**Task objective**
In the lines below, output everything from the first line through the line containing "0.3, 0.31, 0.28, 0.22, 0.28, 0.31, 0.32, 0.34, 0.3, 0.3]" exactly as it is. Pictures are not part of the output.

[BEGIN]

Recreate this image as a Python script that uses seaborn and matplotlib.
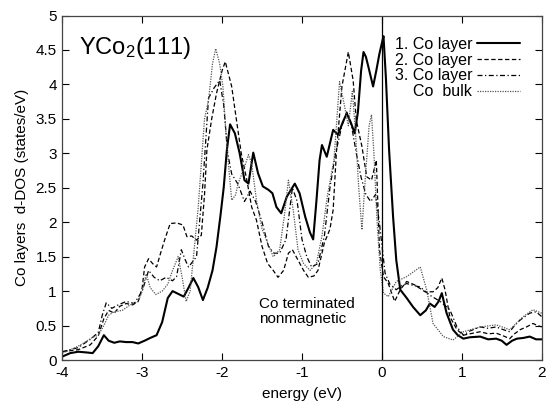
import numpy as np
import pandas as pd
import seaborn as sns
import matplotlib
matplotlib.use("Agg")
import matplotlib.pyplot as plt

# ---- data ----
x1 = [-4.0, -3.9, -3.8, -3.7, -3.62, -3.55, -3.48, -3.42, -3.35, -3.28, -3.2, -3.12, -3.05, -2.97, -2.9,
      -2.82, -2.75, -2.68, -2.62, -2.55, -2.48, -2.42, -2.36, -2.3, -2.24, -2.18, -2.12, -2.07, -2.02,
      -1.98, -1.94, -1.9, -1.84, -1.78, -1.72, -1.67, -1.61, -1.55, -1.49, -1.42, -1.37, -1.32, -1.26,
      -1.19, -1.09, -1.03, -0.96, -0.9, -0.86, -0.82, -0.78, -0.75, -0.69, -0.61, -0.55, -0.49, -0.44,
      -0.39, -0.34, -0.3, -0.26, -0.23, -0.2, -0.17, -0.11, -0.07, -0.03, 0.0, 0.02, 0.05, 0.09, 0.14,
      0.18, 0.23, 0.31, 0.39, 0.48, 0.55, 0.6, 0.66, 0.71, 0.75, 0.81, 0.89, 0.95, 1.02, 1.1, 1.23,
      1.33, 1.43, 1.5, 1.56, 1.63, 1.69, 1.77, 1.85, 1.93, 2.0]
y1 = [0.05, 0.1, 0.12, 0.11, 0.1, 0.2, 0.36, 0.28, 0.25, 0.27, 0.26, 0.26, 0.24, 0.28, 0.32,
      0.36, 0.55, 0.9, 1.0, 0.96, 0.92, 1.05, 1.19, 1.06, 0.87, 1.05, 1.3, 1.64, 2.1,
      2.5, 3.05, 3.42, 3.29, 3.0, 2.61, 2.56, 3.01, 2.71, 2.52, 2.47, 2.42, 2.22, 2.13,
      2.37, 2.56, 2.42, 2.08, 1.85, 1.75, 2.3, 2.9, 3.12, 2.95, 3.34, 3.27, 3.45, 3.58,
      3.45, 3.29, 3.6, 4.2, 4.47, 4.4, 4.26, 3.97, 4.2, 4.45, 4.6, 4.7, 4.1, 3.05, 2.08,
      1.45, 1.02, 0.9, 0.77, 0.65, 0.72, 0.82, 0.77, 0.85, 0.97, 0.68, 0.44, 0.36, 0.31, 0.33, 0.34,
      0.3, 0.31, 0.28, 0.22, 0.28, 0.31, 0.32, 0.34, 0.3, 0.3]

x2 = [-4.0, -3.8, -3.65, -3.55, -3.48, -3.42, -3.35, -3.28, -3.2, -3.12, -3.05, -3.0, -2.97, -2.92,
      -2.87, -2.82, -2.77, -2.72, -2.65, -2.57, -2.49, -2.44, -2.38, -2.32, -2.26, -2.22, -2.19, -2.13,
      -2.07, -2.0, -1.96, -1.88, -1.82, -1.76, -1.69, -1.63, -1.57, -1.5, -1.43, -1.36, -1.3, -1.23,
      -1.17, -1.12, -1.05, -0.98, -0.92, -0.85, -0.8, -0.72, -0.65, -0.61, -0.57, -0.5, -0.42, -0.36,
      -0.32, -0.25, -0.19, -0.13, -0.07, -0.03, 0.02, 0.08, 0.16, 0.23, 0.31, 0.41, 0.54, 0.64, 0.7,
      0.75, 0.79, 0.85, 0.94, 1.02, 1.1, 1.23, 1.33, 1.43, 1.52, 1.6, 1.66, 1.73, 1.81, 1.89, 1.95, 2.0]
y2 = [0.12, 0.15, 0.22, 0.35, 0.6, 0.72, 0.68, 0.78, 0.82, 0.8, 0.85, 1.05, 1.35, 1.47,
      1.4, 1.35, 1.55, 1.74, 1.98, 1.99, 1.96, 1.79, 1.8, 1.74, 1.81, 2.4, 3.05, 3.5,
      3.87, 4.2, 4.33, 3.97, 3.48, 3.0, 2.61, 2.22, 2.03, 1.65, 1.4, 1.3, 1.2, 1.3,
      1.55, 1.6, 1.45, 1.3, 1.2, 1.22, 1.3, 1.7, 1.9, 2.18, 3.0, 3.97, 4.47, 4.06,
      3.48, 3.1, 2.66, 2.61, 2.9, 1.6, 1.21, 1.11, 0.85, 1.02, 1.14, 1.09, 0.99, 0.99, 1.05,
      1.19, 1.02, 0.63, 0.44, 0.36, 0.38, 0.41, 0.38, 0.39, 0.35, 0.31, 0.38, 0.44, 0.48, 0.53, 0.5, 0.48]

x3 = [-4.0, -3.8, -3.65, -3.55, -3.5, -3.45, -3.38, -3.3, -3.2, -3.1, -3.0, -2.92, -2.85, -2.78, -2.7,
      -2.62, -2.57, -2.51, -2.46, -2.42, -2.32, -2.24, -2.17, -2.1, -2.03, -1.98, -1.93, -1.88, -1.8,
      -1.72, -1.65, -1.58, -1.5, -1.42, -1.35, -1.28, -1.2, -1.12, -1.06, -1.0, -0.94, -0.88, -0.8,
      -0.72, -0.65, -0.58, -0.5, -0.44, -0.38, -0.32, -0.26, -0.2, -0.14, -0.08, -0.03, 0.04, 0.1, 0.18,
      0.25, 0.31, 0.4, 0.48, 0.6, 0.73, 0.85, 0.94, 1.02, 1.1, 1.23, 1.33, 1.43, 1.52, 1.6, 1.66, 1.73,
      1.85, 1.93, 2.0]
y3 = [0.12, 0.18, 0.3, 0.4, 0.65, 0.83, 0.75, 0.8, 0.85, 0.82, 1.0, 1.3, 1.2, 1.15, 1.2,
      1.15, 1.21, 1.6, 1.45, 1.35, 1.5, 2.56, 3.8, 3.95, 4.06, 3.7, 3.0, 2.7, 2.55,
      2.3, 2.45, 2.3, 2.0, 1.65, 1.55, 1.55, 1.75, 2.5, 2.3, 1.75, 1.5, 1.35, 1.4,
      1.8, 2.5, 3.0, 3.4, 3.6, 3.4, 3.0, 2.65, 2.4, 2.3, 2.4, 1.98, 1.26, 1.1, 1.02,
      1.08, 1.11, 1.08, 1.06, 0.94, 0.85, 0.73, 0.48, 0.36, 0.42, 0.48, 0.46, 0.48, 0.44, 0.41, 0.5, 0.58,
      0.68, 0.7, 0.63]

x4 = [-4.0, -3.9, -3.8, -3.7, -3.62, -3.55, -3.48, -3.42, -3.35, -3.25, -3.15, -3.05, -3.0, -2.95, -2.9,
      -2.83, -2.75, -2.68, -2.62, -2.55, -2.5, -2.45, -2.4, -2.35, -2.3, -2.22, -2.17, -2.12, -2.08,
      -2.03, -1.99, -1.94, -1.88, -1.83, -1.8, -1.72, -1.67, -1.63, -1.57, -1.5, -1.43, -1.36, -1.28,
      -1.22, -1.17, -1.11, -1.05, -0.98, -0.9, -0.82, -0.75, -0.68, -0.6, -0.53, -0.47, -0.42, -0.37,
      -0.33, -0.29, -0.25, -0.21, -0.16, -0.13, -0.1, -0.06, -0.02, 0.02, 0.08, 0.18, 0.31, 0.48, 0.56, 0.64,
      0.77, 0.89, 1.02, 1.23, 1.43, 1.6, 1.77, 1.89, 2.0]
y4 = [0.1, 0.15, 0.2, 0.27, 0.33, 0.36, 0.5, 0.65, 0.7, 0.72, 0.8, 0.85, 1.0, 1.25, 1.05,
      0.95, 1.0, 1.1, 1.3, 1.5, 1.2, 0.85, 1.0, 1.6, 2.2, 3.5, 3.77, 4.3, 4.52,
      4.3, 3.97, 3.1, 2.32, 2.4, 2.56, 2.8, 2.98, 2.85, 2.32, 1.9, 1.7, 1.5, 1.6,
      2.1, 2.61, 2.18, 1.6, 1.4, 1.3, 1.4, 1.8, 2.4, 2.9, 4.04, 3.7, 3.4, 3.9,
      3.3, 2.5, 1.89, 2.6, 3.4, 3.56, 3.0, 2.0, 1.3, 0.97, 0.92, 1.14, 1.21, 1.35, 1.02, 0.53,
      0.34, 0.29, 0.41, 0.48, 0.51, 0.44, 0.63, 0.73, 0.68]

labels = ["1. Co layer", "2. Co layer", "3. Co layer", "Co  bulk"]
xticks = [-4, -3, -2, -1, 0, 1, 2]
yticks = [0, 0.5, 1, 1.5, 2, 2.5, 3, 3.5, 4, 4.5, 5]

# ---- style ----
sns.set_theme(style="ticks")
plt.rcParams['font.family'] = ['Liberation Sans', 'DejaVu Sans']
plt.rcParams['axes.unicode_minus'] = False
plt.rcParams['text.color'] = 'black'
plt.rcParams['axes.labelcolor'] = 'black'
plt.rcParams['mathtext.fontset'] = 'custom'
plt.rcParams['mathtext.rm'] = 'Liberation Sans'
plt.rcParams['mathtext.default'] = 'regular'

fig = plt.figure(figsize=(5.46, 4.09), dpi=100)
ax = fig.add_axes([0.1141, 0.1198, 0.8780, 0.8423])

series = [(x1, y1), (x2, y2), (x3, y3), (x4, y4)]
styles = [dict(color="black", lw=1.5, ls="-"),
          dict(color="black", lw=0.9, ls=(0, (3.5, 2))),
          dict(color="black", lw=0.9, ls=(0, (4, 2, 1, 2))),
          dict(color="#555555", lw=0.9, ls=(0, (1, 1)))]
for (xs, ys), lab, st in zip(series, labels, styles):
    df = pd.DataFrame({"energy": xs, "dos": ys})
    sns.lineplot(data=df, x="energy", y="dos", ax=ax, label=lab, estimator=None,
                 sort=False, color=st["color"], linewidth=st["lw"], linestyle=st["ls"])

ax.axvline(0, color="black", lw=0.9)

ax.set_xlim(-4, 2)
ax.set_ylim(0, 5)
ax.set_xticks(xticks)
ax.set_xticklabels([str(t) for t in xticks])
ax.set_yticks(yticks)
ax.set_yticklabels([("%g" % t) for t in yticks])
ax.tick_params(direction="in", length=5, width=0.8, top=True, right=True,
               labelsize=11, colors="black", pad=4)
for s in ax.spines.values():
    s.set_color("#444444")
    s.set_linewidth(0.9)

ax.set_xlabel("energy (eV)", fontsize=11, labelpad=5)
ax.set_ylabel("Co layers  d-DOS (states/eV)", fontsize=11, labelpad=5)

ax.text(0.035, 0.905, r"YCo$_2$(111)", transform=ax.transAxes, fontsize=17,
        va="center", ha="left")
ax.text(0.41, 0.14, "Co terminated\nnonmagnetic", transform=ax.transAxes,
        fontsize=11, va="center", ha="left", linespacing=1.05)

leg = ax.legend(loc="upper right", frameon=False, markerfirst=False, fontsize=11.5,
                handlelength=2.7, labelspacing=0.05, borderaxespad=0.4, handletextpad=0.3,
                bbox_to_anchor=(0.982, 0.975))

fig.savefig("out.png", dpi=100)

[END]

**Solution for this exercise**
Recreate this image as a Python script that uses seaborn and matplotlib.
import numpy as np
import pandas as pd
import seaborn as sns
import matplotlib
matplotlib.use("Agg")
import matplotlib.pyplot as plt

# ---- data ----
x1 = [-4.0, -3.9, -3.8, -3.7, -3.62, -3.55, -3.48, -3.42, -3.35, -3.28, -3.2, -3.12, -3.05, -2.97, -2.9,
      -2.82, -2.75, -2.68, -2.62, -2.55, -2.48, -2.42, -2.36, -2.3, -2.24, -2.18, -2.12, -2.07, -2.02,
      -1.98, -1.94, -1.9, -1.84, -1.78, -1.72, -1.67, -1.61, -1.55, -1.49, -1.42, -1.37, -1.32, -1.26,
      -1.19, -1.09, -1.03, -0.96, -0.9, -0.86, -0.82, -0.78, -0.75, -0.69, -0.61, -0.55, -0.49, -0.44,
      -0.39, -0.34, -0.3, -0.26, -0.23, -0.2, -0.17, -0.11, -0.07, -0.03, 0.0, 0.02, 0.05, 0.09, 0.14,
      0.18, 0.23, 0.31, 0.39, 0.48, 0.55, 0.6, 0.66, 0.71, 0.75, 0.81, 0.89, 0.95, 1.02, 1.1, 1.23,
      1.33, 1.43, 1.5, 1.56, 1.63, 1.69, 1.77, 1.85, 1.93, 2.0]
y1 = [0.05, 0.1, 0.12, 0.11, 0.1, 0.2, 0.36, 0.28, 0.25, 0.27, 0.26, 0.26, 0.24, 0.28, 0.32,
      0.36, 0.55, 0.9, 1.0, 0.96, 0.92, 1.05, 1.19, 1.06, 0.87, 1.05, 1.3, 1.64, 2.1,
      2.5, 3.05, 3.42, 3.29, 3.0, 2.61, 2.56, 3.01, 2.71, 2.52, 2.47, 2.42, 2.22, 2.13,
      2.37, 2.56, 2.42, 2.08, 1.85, 1.75, 2.3, 2.9, 3.12, 2.95, 3.34, 3.27, 3.45, 3.58,
      3.45, 3.29, 3.6, 4.2, 4.47, 4.4, 4.26, 3.97, 4.2, 4.45, 4.6, 4.7, 4.1, 3.05, 2.08,
      1.45, 1.02, 0.9, 0.77, 0.65, 0.72, 0.82, 0.77, 0.85, 0.97, 0.68, 0.44, 0.36, 0.31, 0.33, 0.34,
      0.3, 0.31, 0.28, 0.22, 0.28, 0.31, 0.32, 0.34, 0.3, 0.3]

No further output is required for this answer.